Data
--- Start ---

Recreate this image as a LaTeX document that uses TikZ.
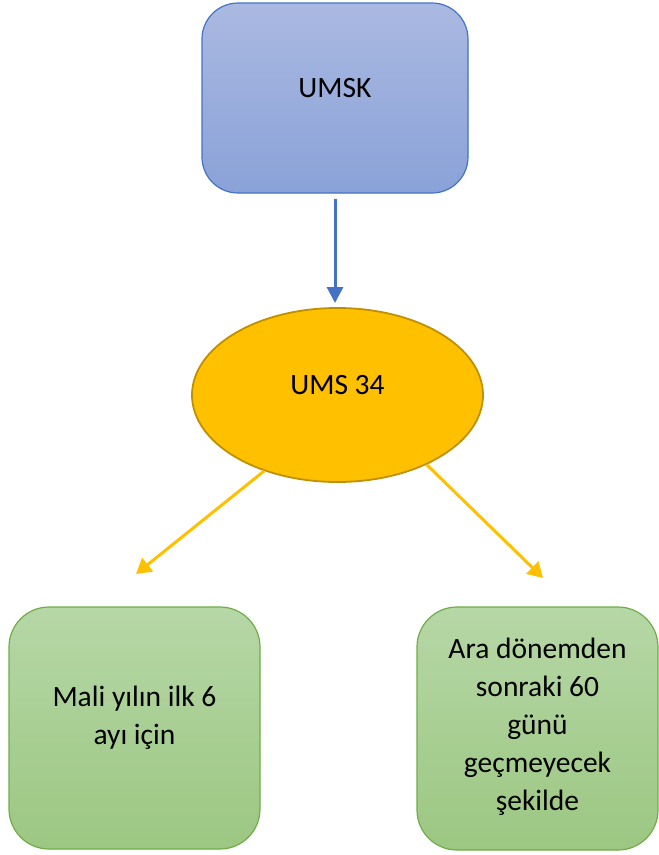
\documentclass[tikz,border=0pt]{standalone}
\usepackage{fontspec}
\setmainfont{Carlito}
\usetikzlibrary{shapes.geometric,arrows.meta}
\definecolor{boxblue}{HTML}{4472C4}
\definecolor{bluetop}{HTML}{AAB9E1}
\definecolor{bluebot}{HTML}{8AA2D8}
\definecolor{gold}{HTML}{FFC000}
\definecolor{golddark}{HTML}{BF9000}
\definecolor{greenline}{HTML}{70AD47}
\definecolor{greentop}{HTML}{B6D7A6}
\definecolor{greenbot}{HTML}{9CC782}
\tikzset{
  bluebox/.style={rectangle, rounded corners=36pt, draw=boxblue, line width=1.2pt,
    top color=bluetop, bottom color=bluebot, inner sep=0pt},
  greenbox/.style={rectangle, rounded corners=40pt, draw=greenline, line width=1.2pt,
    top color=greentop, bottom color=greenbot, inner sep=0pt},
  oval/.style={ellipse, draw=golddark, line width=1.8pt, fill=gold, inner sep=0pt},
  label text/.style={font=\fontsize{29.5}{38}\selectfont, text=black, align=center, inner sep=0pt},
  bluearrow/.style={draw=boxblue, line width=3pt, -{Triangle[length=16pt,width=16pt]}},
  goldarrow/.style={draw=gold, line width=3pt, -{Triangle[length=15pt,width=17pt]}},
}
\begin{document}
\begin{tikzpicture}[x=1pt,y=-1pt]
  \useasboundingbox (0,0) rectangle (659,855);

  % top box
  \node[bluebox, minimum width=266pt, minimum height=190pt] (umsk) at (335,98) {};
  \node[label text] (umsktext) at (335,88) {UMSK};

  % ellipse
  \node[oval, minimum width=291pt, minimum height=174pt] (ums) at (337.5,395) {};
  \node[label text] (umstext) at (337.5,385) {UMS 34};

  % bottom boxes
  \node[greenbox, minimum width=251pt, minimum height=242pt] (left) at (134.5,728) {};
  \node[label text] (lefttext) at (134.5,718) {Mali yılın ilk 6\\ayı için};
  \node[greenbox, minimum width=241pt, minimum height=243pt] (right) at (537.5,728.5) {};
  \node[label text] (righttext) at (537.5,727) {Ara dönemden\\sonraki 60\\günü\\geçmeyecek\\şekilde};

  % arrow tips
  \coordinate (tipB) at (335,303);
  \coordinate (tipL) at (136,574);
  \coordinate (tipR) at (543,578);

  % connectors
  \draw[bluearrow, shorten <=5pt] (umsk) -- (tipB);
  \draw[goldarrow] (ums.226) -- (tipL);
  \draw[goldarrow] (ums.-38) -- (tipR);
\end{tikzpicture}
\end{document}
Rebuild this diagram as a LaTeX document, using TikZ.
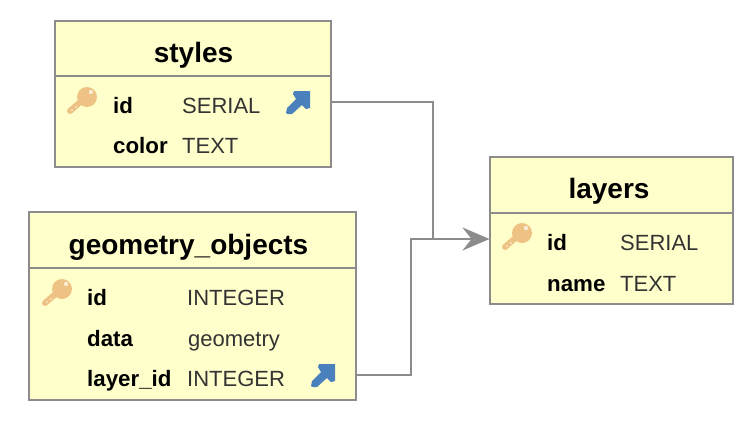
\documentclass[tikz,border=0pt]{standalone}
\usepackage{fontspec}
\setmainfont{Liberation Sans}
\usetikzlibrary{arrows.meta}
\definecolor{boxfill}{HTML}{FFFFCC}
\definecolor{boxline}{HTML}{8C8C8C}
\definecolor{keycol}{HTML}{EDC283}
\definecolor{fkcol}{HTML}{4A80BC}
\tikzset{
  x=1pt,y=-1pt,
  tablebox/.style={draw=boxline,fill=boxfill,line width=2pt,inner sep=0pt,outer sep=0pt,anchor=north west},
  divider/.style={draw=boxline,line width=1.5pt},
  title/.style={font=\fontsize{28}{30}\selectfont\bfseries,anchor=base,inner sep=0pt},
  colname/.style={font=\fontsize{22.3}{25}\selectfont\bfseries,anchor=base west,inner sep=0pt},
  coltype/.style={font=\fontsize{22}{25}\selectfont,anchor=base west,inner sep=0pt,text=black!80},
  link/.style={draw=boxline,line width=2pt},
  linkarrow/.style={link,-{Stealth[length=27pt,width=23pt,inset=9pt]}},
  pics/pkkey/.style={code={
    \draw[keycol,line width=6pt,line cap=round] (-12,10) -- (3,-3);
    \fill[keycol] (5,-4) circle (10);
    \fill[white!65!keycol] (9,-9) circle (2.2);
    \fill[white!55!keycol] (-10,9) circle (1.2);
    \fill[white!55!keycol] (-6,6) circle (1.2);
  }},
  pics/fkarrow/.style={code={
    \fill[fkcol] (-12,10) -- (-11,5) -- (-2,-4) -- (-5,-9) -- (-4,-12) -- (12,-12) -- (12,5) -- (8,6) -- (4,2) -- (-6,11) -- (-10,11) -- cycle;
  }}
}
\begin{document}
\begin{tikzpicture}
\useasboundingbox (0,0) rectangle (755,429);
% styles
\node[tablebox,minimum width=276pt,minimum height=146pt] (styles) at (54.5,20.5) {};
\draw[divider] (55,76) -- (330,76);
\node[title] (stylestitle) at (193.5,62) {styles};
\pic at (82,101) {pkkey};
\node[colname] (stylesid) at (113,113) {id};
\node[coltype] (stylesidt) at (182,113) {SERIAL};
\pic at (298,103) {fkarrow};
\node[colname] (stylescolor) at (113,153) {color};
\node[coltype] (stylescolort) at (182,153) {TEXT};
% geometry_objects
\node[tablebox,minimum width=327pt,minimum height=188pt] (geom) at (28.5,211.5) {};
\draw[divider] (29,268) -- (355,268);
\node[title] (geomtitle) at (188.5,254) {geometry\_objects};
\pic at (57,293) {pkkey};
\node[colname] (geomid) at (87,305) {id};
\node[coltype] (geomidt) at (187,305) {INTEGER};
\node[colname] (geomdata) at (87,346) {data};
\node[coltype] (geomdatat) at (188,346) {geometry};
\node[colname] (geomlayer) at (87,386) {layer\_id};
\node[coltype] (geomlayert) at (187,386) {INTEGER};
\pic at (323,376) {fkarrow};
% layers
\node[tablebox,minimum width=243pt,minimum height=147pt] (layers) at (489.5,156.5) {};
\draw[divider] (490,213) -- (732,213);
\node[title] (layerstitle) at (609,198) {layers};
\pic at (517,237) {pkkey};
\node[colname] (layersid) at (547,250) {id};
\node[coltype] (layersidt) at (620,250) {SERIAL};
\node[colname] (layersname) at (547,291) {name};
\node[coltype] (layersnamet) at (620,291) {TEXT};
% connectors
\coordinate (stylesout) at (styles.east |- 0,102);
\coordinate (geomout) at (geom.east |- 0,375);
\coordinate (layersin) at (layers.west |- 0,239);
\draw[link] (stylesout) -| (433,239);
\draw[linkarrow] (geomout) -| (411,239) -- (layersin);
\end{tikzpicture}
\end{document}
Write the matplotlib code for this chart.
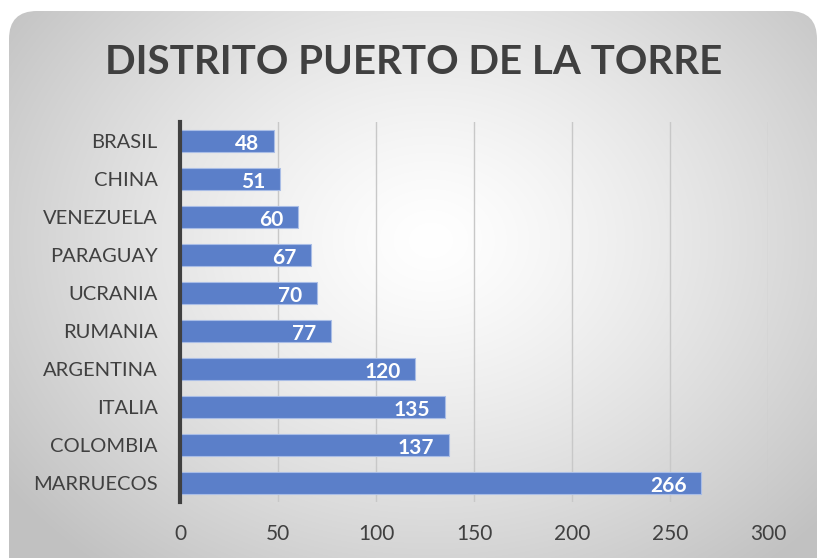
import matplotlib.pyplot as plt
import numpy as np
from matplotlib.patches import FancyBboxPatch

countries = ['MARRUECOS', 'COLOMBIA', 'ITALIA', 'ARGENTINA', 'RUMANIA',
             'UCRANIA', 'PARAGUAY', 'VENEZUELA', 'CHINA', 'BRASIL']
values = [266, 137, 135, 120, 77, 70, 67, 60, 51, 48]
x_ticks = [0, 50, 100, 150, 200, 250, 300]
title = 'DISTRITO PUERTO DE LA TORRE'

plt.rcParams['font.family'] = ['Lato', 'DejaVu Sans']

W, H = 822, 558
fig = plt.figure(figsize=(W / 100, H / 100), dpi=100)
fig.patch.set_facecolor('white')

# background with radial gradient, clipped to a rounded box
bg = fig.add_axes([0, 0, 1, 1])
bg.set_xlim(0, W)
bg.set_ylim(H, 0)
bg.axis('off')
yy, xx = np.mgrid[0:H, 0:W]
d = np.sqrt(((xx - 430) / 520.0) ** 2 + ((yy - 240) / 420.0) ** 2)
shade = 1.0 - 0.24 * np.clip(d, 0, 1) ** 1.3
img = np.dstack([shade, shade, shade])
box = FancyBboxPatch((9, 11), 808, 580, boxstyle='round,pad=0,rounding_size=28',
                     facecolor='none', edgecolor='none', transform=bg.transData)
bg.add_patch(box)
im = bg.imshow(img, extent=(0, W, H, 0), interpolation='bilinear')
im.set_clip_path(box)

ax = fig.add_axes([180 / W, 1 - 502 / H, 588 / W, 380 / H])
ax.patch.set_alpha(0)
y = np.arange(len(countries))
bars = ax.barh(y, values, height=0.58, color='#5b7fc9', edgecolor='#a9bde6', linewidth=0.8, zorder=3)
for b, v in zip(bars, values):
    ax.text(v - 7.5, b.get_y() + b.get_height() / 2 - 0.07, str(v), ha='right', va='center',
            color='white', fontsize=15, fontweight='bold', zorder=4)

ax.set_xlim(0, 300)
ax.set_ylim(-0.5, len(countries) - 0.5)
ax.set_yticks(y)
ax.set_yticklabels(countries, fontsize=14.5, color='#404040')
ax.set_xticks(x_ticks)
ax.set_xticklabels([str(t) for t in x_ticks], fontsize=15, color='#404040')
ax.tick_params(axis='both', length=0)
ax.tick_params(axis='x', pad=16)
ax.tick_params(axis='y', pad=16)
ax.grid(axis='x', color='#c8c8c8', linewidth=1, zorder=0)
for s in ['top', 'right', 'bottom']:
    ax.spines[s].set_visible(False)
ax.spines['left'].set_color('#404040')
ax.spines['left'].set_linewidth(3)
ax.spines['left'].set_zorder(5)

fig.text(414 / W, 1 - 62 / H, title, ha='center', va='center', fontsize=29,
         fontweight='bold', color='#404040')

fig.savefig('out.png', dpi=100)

--- End ---

Set problem
What's needed is an exact copy of the records above from the line containing "Write the matplotlib code for this chart." down to the line containing "title = 'DISTRITO PUERTO DE LA TORRE'", both included, without any pictures.

Full answer
Write the matplotlib code for this chart.
import matplotlib.pyplot as plt
import numpy as np
from matplotlib.patches import FancyBboxPatch

countries = ['MARRUECOS', 'COLOMBIA', 'ITALIA', 'ARGENTINA', 'RUMANIA',
             'UCRANIA', 'PARAGUAY', 'VENEZUELA', 'CHINA', 'BRASIL']
values = [266, 137, 135, 120, 77, 70, 67, 60, 51, 48]
x_ticks = [0, 50, 100, 150, 200, 250, 300]
title = 'DISTRITO PUERTO DE LA TORRE'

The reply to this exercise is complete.